What is asked:
Print word for word the first line of the listing below and every line after it, through the line with "from matplotlib.lines import Line2D". Leave out the pictures and the rest.

══════

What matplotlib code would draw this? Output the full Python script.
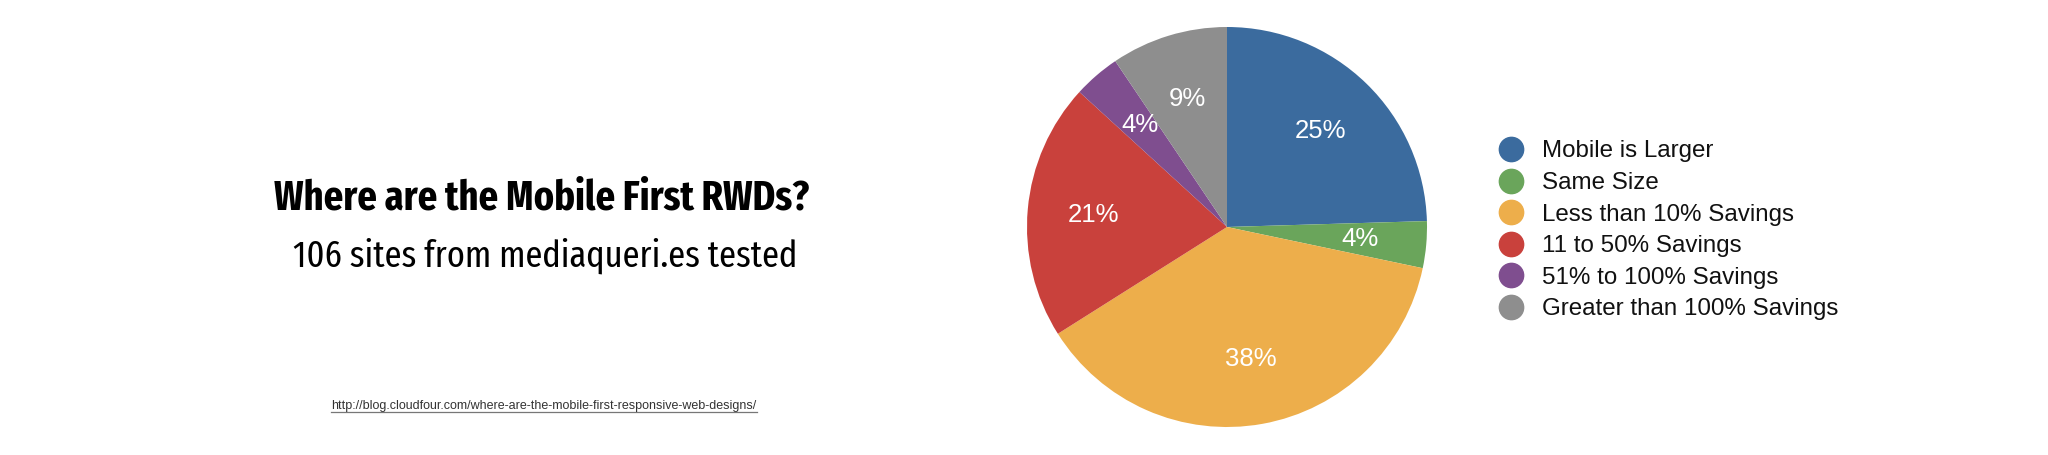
import matplotlib.pyplot as plt
from matplotlib.lines import Line2D

# site counts out of 106 (angles, labels are rounded %)
categories = ["Mobile is Larger", "Same Size", "Less than 10% Savings",
              "11 to 50% Savings", "51% to 100% Savings", "Greater than 100% Savings"]
counts = [26, 4, 40, 22, 4, 10]
colors = ["#3B6B9E", "#6AA55B", "#EDAE4B", "#C9413C", "#7F4E8F", "#8E8E8E"]

title = "Where are the Mobile First RWDs?"
subtitle = "106 sites from mediaqueri.es tested"
url = "http://blog.cloudfour.com/where-are-the-mobile-first-responsive-web-designs/"

W, H = 2048, 455
fig = plt.figure(figsize=(W / 100, H / 100), dpi=100)
fig.patch.set_facecolor("white")
helv = ["Liberation Sans", "DejaVu Sans"]
cond = ["Fira Sans Extra Condensed", "Fira Sans Condensed", "DejaVu Sans"]

# pie: centre (1227, 227) px, radius 200 px
cx, cy, r = 1227, 227, 200
ax = fig.add_axes([(cx - r) / W, (H - cy - r) / H, 2 * r / W, 2 * r / H])
wedges, texts, autotexts = ax.pie(counts, colors=colors, startangle=90, counterclock=False,
                                  autopct="%.0f%%", pctdistance=0.67,
                                  wedgeprops=dict(linewidth=0),
                                  textprops=dict(color="white", fontsize=18.5, family=helv))
ax.set_xlim(-1, 1)
ax.set_ylim(-1, 1)
ax.set_aspect("equal")
ax.axis("off")

# legend drawn by hand as circles + text
leg_x, leg_y0, leg_dy = 1511, 149, 31.6
for i, (lab, col) in enumerate(zip(categories, colors)):
    y = leg_y0 + i * leg_dy
    fig.add_artist(Line2D([leg_x / W], [1 - y / H], marker="o", markersize=17.5,
                          color=col, linestyle="none"))
    fig.text(1542 / W, 1 - y / H, lab, fontsize=17.4, color="#111111",
             family=helv, va="center_baseline", ha="left")


def fit_text(x, y, s, width_px, size, **kw):
    # shrink/grow the font so the line spans the width seen in the reference
    t = fig.text(x / W, 1 - y / H, s, fontsize=size, ha="center", va="baseline", **kw)
    fig.canvas.draw()
    w = t.get_window_extent().width
    t.set_fontsize(size * width_px / w)
    return t


fit_text(542, 210, title, 535, 30, fontweight="bold", family=cond, color="black")
fit_text(545, 267, subtitle, 505, 30, family=cond, color="black")
url_t = fit_text(544, 409, url, 425, 9, family=helv, color="#333333")
fig.canvas.draw()
bb = url_t.get_window_extent()
fig.add_artist(Line2D([bb.x0 / W, bb.x1 / W], [(H - 412) / H, (H - 412) / H],
                      color="#777777", linewidth=0.9))

fig.savefig("out.png", dpi=100, facecolor="white")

══════

The result:
What matplotlib code would draw this? Output the full Python script.
import matplotlib.pyplot as plt
from matplotlib.lines import Line2D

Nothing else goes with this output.